This week, Mr. Zaslav’s support reached its limit.
“For a number of reasons things didn’t work out, and that’s unfortunate,” Mr. Zaslav, the chief executive of Warner Bros. Discovery, told CNN staff on a call roughly two hours after he fired Mr. Licht on Wednesday, according to a recording of his remarks.
“This job,” he added, “was never going to be easy.”
In a statement, Mr. Licht said, “This was an exciting but incredibly challenging assignment and I learned a lot over the past 13 months. I’ve been lucky enough to have had a successful, fulfilling career and I look forward to my next chapter.”
Although Mr. Licht, 51, had endured criticism for months, his standing deteriorated late last week when The Atlantic published a 15,000-word profile extensively documenting his stormy tenure. Mr. Licht had spent hours with the writer, Tim Alberta, and his unguarded comments about CNN’s coverage of the coronavirus pandemic and the Trump presidency further rankled the network’s anchors and rank-and-file.
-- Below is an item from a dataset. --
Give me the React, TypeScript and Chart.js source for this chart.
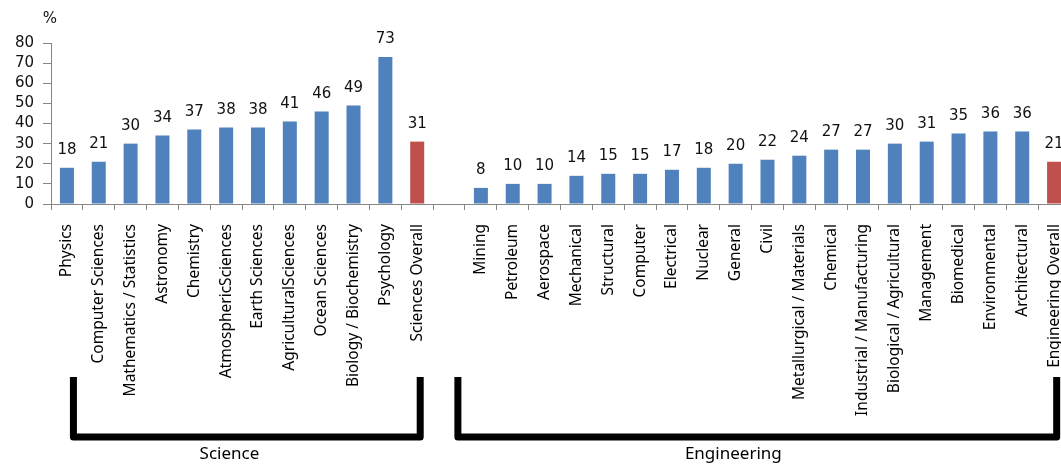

Mr. Licht apologized to his staff on a Monday morning call — “To those whose trust I’ve lost, I will fight like hell to win it back,” he said. But Mr. Zaslav concluded soon afterward that his handpicked CNN chief had irreparably lost the room, according to two people briefed on the decision. Among the anchors who expressed misgivings about Mr. Licht in recent days were Anderson Cooper and Jake Tapper, according to the two people.